Scott Eases Travel Restrictions In Effort To Boost Summer Tourism
Nearly 20 million residents from 14 states will soon be eligible to travel to Vermont without a quarantine requirement as Gov. Phil Scott looks to provide a boost to a hospitality industry that continues to reel from the effects of COVID-19.
Scott announced during a media briefing Friday that beginning July 1, residents of certain regions in Pennsylvania, New Jersey, Maryland, Delaware, Virginia, West Virginia, Ohio and Washington, D.C. will be able to enter Vermont without having to self-quarantine for 14 days when they arrive.
The quarantine exemption only applies to residents of counties in which the active COVID-19 case count is fewer than 400 people per million. Scott instituted a similar exemption for residents of all six New England states and New York earlier this month.
“By welcoming people from low-risk counties, we can help support our hospitality sector and the thousands of jobs it provides Vermonters,” Scott said.
Scott said Friday that restaurants, hotels and other tourism-reliant businesses desperately need that help. According to the latest data from the Department of Labor, more than 10,000 hospitality-sector workers are unemployed. Scott said they account for 25 percent of total unemployment in the state.
“These businesses still aren’t bringing in enough customers to make ends meet,” Scott said.

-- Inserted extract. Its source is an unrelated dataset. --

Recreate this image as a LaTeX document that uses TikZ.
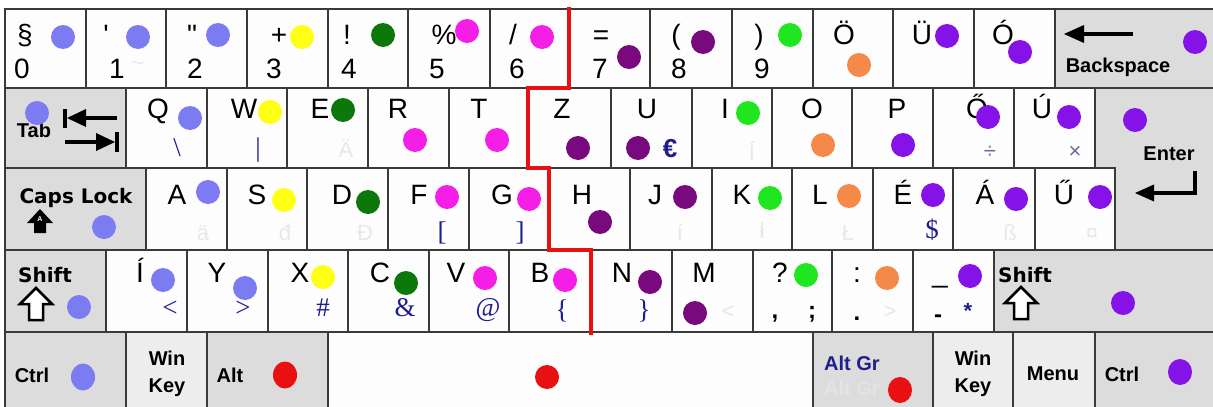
\documentclass[tikz,border=0pt]{standalone}
\usepackage{fontspec}
\setmainfont{Liberation Sans}
\newfontfamily\dvsans{DejaVu Sans}
\newfontfamily\lserif{Liberation Serif}
\definecolor{kbline}{HTML}{3A3A3A}
\definecolor{modgray}{HTML}{DCDCDC}
\definecolor{wingray}{HTML}{EDEDED}
\definecolor{keywhite}{HTML}{FDFDFD}
\definecolor{altblue}{HTML}{1E1E8C}
\definecolor{greyblue}{HTML}{6A6A9A}
\definecolor{faintc}{HTML}{E8E8E8}
\definecolor{faintg}{HTML}{E4E4E4}
\definecolor{cLB}{HTML}{7B7BF2}
\definecolor{cYE}{HTML}{FFFF14}
\definecolor{cDG}{HTML}{0C780C}
\definecolor{cMG}{HTML}{F51EE6}
\definecolor{cDP}{HTML}{780A7E}
\definecolor{cBG}{HTML}{20E620}
\definecolor{cOR}{HTML}{F5894A}
\definecolor{cVI}{HTML}{8512E6}
\definecolor{cRD}{HTML}{E81010}
\begin{document}
\begin{tikzpicture}[x=1pt,y=-1pt,
  keyline/.style={draw=kbline,line width=1.5pt},
  main/.style={font=\fontsize{28}{28}\selectfont,inner sep=0pt,anchor=base},
  modl/.style={font=\bfseries\fontsize{20}{20}\selectfont,inner sep=0pt,anchor=base},
  modd/.style={font=\dvsans\bfseries\fontsize{20}{20}\selectfont,inner sep=0pt,anchor=base},
  altc/.style={font=\lserif\fontsize{27}{27}\selectfont,text=altblue,inner sep=0pt,anchor=base},
  fnt/.style={font=\fontsize{22}{22}\selectfont,text=faintc,inner sep=0pt,anchor=base},
  redline/.style={draw=cRD,line width=4.5pt,line join=miter},
  arr/.style={line width=4.5pt},
  dotm/.style={radius=12pt}]
\useasboundingbox (0,0) rectangle (1213,407);
\fill[white] (0,0) rectangle (1213,407);
% ---------- keys ----------
% row 1
\foreach \a/\b in {5/86,86/166,166/247,247/328,328/408,408/490,490/570,570/650,650/732,732/813,813/893,893/974,974/1055}
  \draw[keyline,fill=keywhite] (\a,9) rectangle (\b,88);
\draw[keyline,fill=modgray] (1055,9) rectangle (1216,88);
% row 2
\draw[keyline,fill=modgray] (5,88) rectangle (126,168);
\foreach \a/\b in {126/207,207/287,287/368,368/449,449/527,527/611,611/692,692/772,772/852,852/933,933/1014,1014/1095}
  \draw[keyline,fill=keywhite] (\a,88) rectangle (\b,168);
\draw[keyline,fill=modgray] (1095,88) -- (1216,88) -- (1216,250) -- (1115,250) -- (1115,168) -- (1095,168) -- cycle;
% row 3
\draw[keyline,fill=modgray] (5,168) rectangle (146,250);
\foreach \a/\b in {146/227,227/307,307/388,388/469,469/548,548/630,630/712,712/792,792/873,873/953,953/1035,1035/1115}
  \draw[keyline,fill=keywhite] (\a,168) rectangle (\b,250);
% row 4
\draw[keyline,fill=modgray] (5,250) rectangle (106,332);
\foreach \a/\b in {106/187,187/268,268/348,348/429,429/509,509/590,590/672,672/753,753/832,832/913,913/994}
  \draw[keyline,fill=keywhite] (\a,250) rectangle (\b,332);
\draw[keyline,fill=modgray] (994,250) rectangle (1216,332);
% row 5
\draw[keyline,fill=modgray] (5,332) rectangle (126,410);
\draw[keyline,fill=wingray] (126,332) rectangle (207,410);
\draw[keyline,fill=modgray] (207,332) rectangle (328,410);
\draw[keyline,fill=keywhite] (328,332) rectangle (813,410);
\draw[keyline,fill=modgray] (813,332) rectangle (933,410);
\draw[keyline,fill=wingray] (933,332) rectangle (1013,410);
\draw[keyline,fill=wingray] (1013,332) rectangle (1095,410);
\draw[keyline,fill=modgray] (1095,332) rectangle (1216,410);
% ---------- red separator ----------
\draw[redline] (569,7) -- (569,88) -- (528,88) -- (528,168) -- (549,168) -- (549,250) -- (591,250) -- (591,335);
% ---------- faint AltGr characters ----------
\node[fnt] (f1) at (138,70) {\textasciitilde};
\node[fnt] (fE) at (346,157) {Ä};
\node[fnt] (fI) at (752,160) {Í};
\node[fnt] (fA) at (203,240) {ä};
\node[fnt] (fS) at (285,240) {đ};
\node[fnt] (fD) at (365,240) {Đ};
\node[fnt] (fJ) at (680,240) {í};
\node[fnt] (fK) at (762,238) {ł};
\node[fnt] (fL) at (848,240) {Ł};
\node[fnt] (fAA) at (1010,240) {ß};
\node[fnt] (fUU) at (1092,240) {¤};
\node[fnt] (fM) at (728,318) {<};
\node[fnt] (fPt) at (890,318) {>};
\node[fnt,text=faintg,font=\bfseries\fontsize{20}{20}\selectfont] (fAG) at (852,395) {Alt Gr};
% ---------- row 1 labels ----------
\node[main] (t0) at (25,44) {§};
\node[main] (t1) at (106,44) {\textquotesingle};
\node[main] (t2) at (192,44) {\textquotedbl};
\node[main] (t3) at (279,44) {+};
\node[main] (t4) at (347,44) {!};
\node[main] (t5) at (444,44) {\%};
\node[main] (t6) at (513,44) {/};
\node[main] (t7) at (601,44) {=};
\node[main] (t8) at (676,44) {(};
\node[main] (t9) at (759,44) {)};
\node[main] (tOe) at (844,44) {Ö};
\node[main] (tUe) at (922,44) {Ü};
\node[main] (tOa) at (1003,44) {Ó};
\node[main] (d0) at (22,78) {0};
\node[main] (d1) at (117,78) {1};
\node[main] (d2) at (195,78) {2};
\node[main] (d3) at (274,78) {3};
\node[main] (d4) at (349,78) {4};
\node[main] (d5) at (437,78) {5};
\node[main] (d6) at (517,78) {6};
\node[main] (d7) at (600,78) {7};
\node[main] (d8) at (679,78) {8};
\node[main] (d9) at (762,78) {9};
\node[modl] (bsp) at (1118,72) {Backspace};
% ---------- row 2 labels ----------
\node[modl] (tab) at (34,137) {Tab};
\node[main] (kQ) at (158,118) {Q};
\node[main] (kW) at (244,118) {W};
\node[main] (kE) at (320,118) {E};
\node[main] (kR) at (398,118) {R};
\node[main] (kT) at (479,118) {T};
\node[main] (kZ) at (562,118) {Z};
\node[main] (kU) at (647,118) {U};
\node[main] (kI) at (725,118) {I};
\node[main] (kO) at (812,118) {O};
\node[main] (kP) at (897,118) {P};
\node[main] (kOO) at (977,118) {Ő};
\node[main] (kUU) at (1042,118) {Ú};
\node[altc] (aQ) at (177,156) {\textbackslash};
\node[altc] (aW) at (258,156) {\textbar};
\node[altc,font=\bfseries\fontsize{26}{26}\selectfont] (aU) at (670,157) {€};
\node[altc,text=greyblue,font=\fontsize{22}{22}\selectfont] (aOO) at (990,158) {÷};
\node[altc,text=greyblue,font=\fontsize{22}{22}\selectfont] (aUU) at (1075,158) {×};
\node[modl] (ent) at (1169,160) {Enter};
% ---------- row 3 labels ----------
\node[modd] (caps) at (76,203) {Caps Lock};
\node[main] (kA) at (177,204) {A};
\node[main] (kS) at (257,204) {S};
\node[main] (kD) at (342,204) {D};
\node[main] (kF) at (419,204) {F};
\node[main] (kG) at (502,204) {G};
\node[main] (kH) at (582,204) {H};
\node[main] (kJ) at (655,204) {J};
\node[main] (kK) at (742,204) {K};
\node[main] (kL) at (820,204) {L};
\node[main] (kEE) at (903,204) {É};
\node[main] (kAA) at (985,204) {Á};
\node[main] (kUUU) at (1064,204) {Ű};
\node[altc] (aF) at (442,240) {[};
\node[altc] (aG) at (520,240) {]};
\node[altc] (aEE) at (932,238) {\$};
% ---------- row 4 labels ----------
\node[modd] (shl) at (45,282) {Shift};
\node[main] (kII) at (140,282) {Í};
\node[main] (kY) at (217,282) {Y};
\node[main] (kX) at (300,282) {X};
\node[main] (kC) at (380,282) {C};
\node[main] (kV) at (456,282) {V};
\node[main] (kB) at (540,282) {B};
\node[main] (kN) at (622,282) {N};
\node[main] (kM) at (704,282) {M};
\node[main] (kq) at (780,282) {?};
\node[main] (kcol) at (857,282) {:};
\node[main] (kus) at (940,282) {\_};
\node[modd] (shr) at (1025,282) {Shift};
\node[altc] (aII) at (170,316) {<};
\node[altc] (aY) at (243,316) {>};
\node[altc] (aX) at (323,316) {\#};
\node[altc] (aC) at (405,316) {\&};
\node[altc] (aV) at (488,316) {@};
\node[altc] (aB) at (562,318) {\{};
\node[altc] (aN) at (644,318) {\}};
\node[main,font=\bfseries\fontsize{24}{24}\selectfont] (kcom) at (775,318) {,};
\node[main,font=\bfseries\fontsize{24}{24}\selectfont] (ksem) at (812,318) {;};
\node[main,font=\bfseries\fontsize{24}{24}\selectfont] (kdot) at (857,320) {.};
\node[main,font=\bfseries\fontsize{24}{24}\selectfont] (kmin) at (938,322) {-};
\node[altc,font=\bfseries\fontsize{22}{22}\selectfont] (ast) at (968,318) {*};
% ---------- row 5 labels ----------
\node[modl] (ctl) at (32,382) {Ctrl};
\node[modl] (winl1) at (167,365) {Win};
\node[modl] (winl2) at (167,392) {Key};
\node[modl] (altl) at (230,382) {Alt};
\node[modl,text=altblue] (altgr) at (852,370) {Alt Gr};
\node[modl] (winr1) at (973,365) {Win};
\node[modl] (winr2) at (973,392) {Key};
\node[modl] (menu) at (1053,380) {Menu};
\node[modl] (ctr) at (1122,381) {Ctrl};
% ---------- modifier symbols ----------
% backspace arrow
\draw[arr] (1080,34) -- (1133,34);
\fill (1064,34) -- (1084,25) -- (1084,43) -- cycle;
% tab arrows
\draw[line width=3.5pt] (80,118) -- (117,118);
\fill (67,118) -- (86,109) -- (86,127) -- cycle;
\draw[line width=3.5pt] (65,109) -- (65,128);
\draw[line width=3.5pt] (65,142) -- (102,142);
\fill (115,142) -- (96,133) -- (96,151) -- cycle;
\draw[line width=3.5pt] (117,132) -- (117,152);
% enter arrow
\draw[arr] (1195,171) -- (1195,193) -- (1150,193);
\fill (1135,193) -- (1154,184.5) -- (1154,201.5) -- cycle;
% caps lock arrow
\fill (40,209) -- (53,223) -- (46,223) -- (46,233) -- (34,233) -- (34,223) -- (27,223) -- cycle;
\node[inner sep=0pt,text=white,font=\bfseries\fontsize{7}{7}\selectfont] (capsA) at (40,219) {A};
% shift arrows
\draw[line width=2.5pt,fill=white,line join=miter] (36,288) -- (52,304) -- (43,304) -- (43,320) -- (29,320) -- (29,304) -- (20,304) -- cycle;
\draw[line width=2.5pt,fill=white,line join=miter] (1021,287) -- (1037,303) -- (1028,303) -- (1028,319) -- (1014,319) -- (1014,303) -- (1005,303) -- cycle;
% ---------- dots ----------
\foreach \x/\y in {63/37,138/37,218/35,37/113,190/118,104/227,208/192,79/307,163/280,245/288}
  \fill[cLB] (\x,\y) circle[dotm];
\fill[cLB] (83,377) ellipse[x radius=12pt,y radius=13.5pt];
\foreach \x/\y in {302/37,270/112,284/200,323/277}
  \fill[cYE] (\x,\y) circle[dotm];
\foreach \x/\y in {383/35,343/110,368/202,406/283}
  \fill[cDG] (\x,\y) circle[dotm];
\foreach \x/\y in {467/31,542/37,415/140,497/140,447/197,529/199,485/278,565/280}
  \fill[cMG] (\x,\y) circle[dotm];
\foreach \x/\y in {629/57,703/42,578/148,638/148,600/222,685/197,650/282,695/313}
  \fill[cDP] (\x,\y) circle[dotm];
\foreach \x/\y in {790/35,748/113,770/198,806/275}
  \fill[cBG] (\x,\y) circle[dotm];
\foreach \x/\y in {859/65,823/145,849/196,887/278}
  \fill[cOR] (\x,\y) circle[dotm];
\foreach \x/\y in {947/36,1020/52,1195/42,903/145,988/117,1069/117,1135/120,933/195,1016/199,1100/197,970/276,1123/303}
  \fill[cVI] (\x,\y) circle[dotm];
\fill[cVI] (1180,372) ellipse[x radius=12pt,y radius=13pt];
\fill[cRD] (285,375) ellipse[x radius=12pt,y radius=13.5pt];
\fill[cRD] (547,377) circle[dotm];
\fill[cRD] (900,390) ellipse[x radius=12pt,y radius=13pt];
\end{tikzpicture}
\end{document}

Scott said restaurants and hotels are still bound by an order that limits their operations to 50% of total allowable capacity. But he said he hopes to increase that limit as coronavirus numbers allow later this summer.
Update on case clusters
The Department of Health has reported 56 new confirmed cases of COVID-19 over the past week, and Commissioner of Financial Regulation Michael Pieciak said Friday that 35 of those cases are associated with outbreaks or clusters in Chittenden County, Windham County and Fair Haven.
“We should expect to continue to see these sorts of situations as we continue to reopen the economy, and it only reinforces how important testing, contact tracing, and isolation policies are to staying ahead of these situations,” Pieciak said.
Pieciak, however, said the forecasted growth rate of COVID-19 in Vermont remains in line with best-case projections. The percentage of people reporting COVID-like symptoms to health care providers, the daily growth rate in cases, and the percentage of COVID-19 tests coming back positive, according to Pieciak, are all well below thresholds that would trigger concern about a resurgence of the virus in Vermont.
“The most recent Vermont forecast shows that we can continue to expect low-level case growth over the next two weeks,” Pieciak said.
Commissioner of Health Mark Levine said a cluster of cases in Windham County, first identified last week, is “essentially” confined to a single family.
"The most recent Vermont forecast shows that we can continue to expect low-level case growth over the next two weeks," - Michael Pieciak, commissioner of Financial Regulation
He said a second cluster in Fair Haven has led to 12 confirmed cases so far, all connected to a single worksite that Levine would not identify. Levine said 10 of those 12 cases involve New York residents who work in Vermont.
“I know people are interested in the workplace itself, and I have to say again that I cannot convey the name of the worksite as that would be identifying to the individuals that work there,” Levine said.
New CDC advisories
Levine also discussed new advisories from the Centers for Disease Control related to additional populations that may be at higher risk of severe illness from COVID-19. Levine said new data suggests that people who are obese, have chronic kidney disease or sickle cell disease may be at greater risk of serious illness or death from COVID-19.
He said the data also show a potentially increased risk for women who are pregnant, “and possible more risk of complication like premature birth.”
“It doesn’t mean a mass message: ‘Don’t get pregnant. Be fearful if you are pregnant,’” Levine said. “It’s just … you may want to make your (coronavirus) exposure budget err on the side of much less exposure because of that.”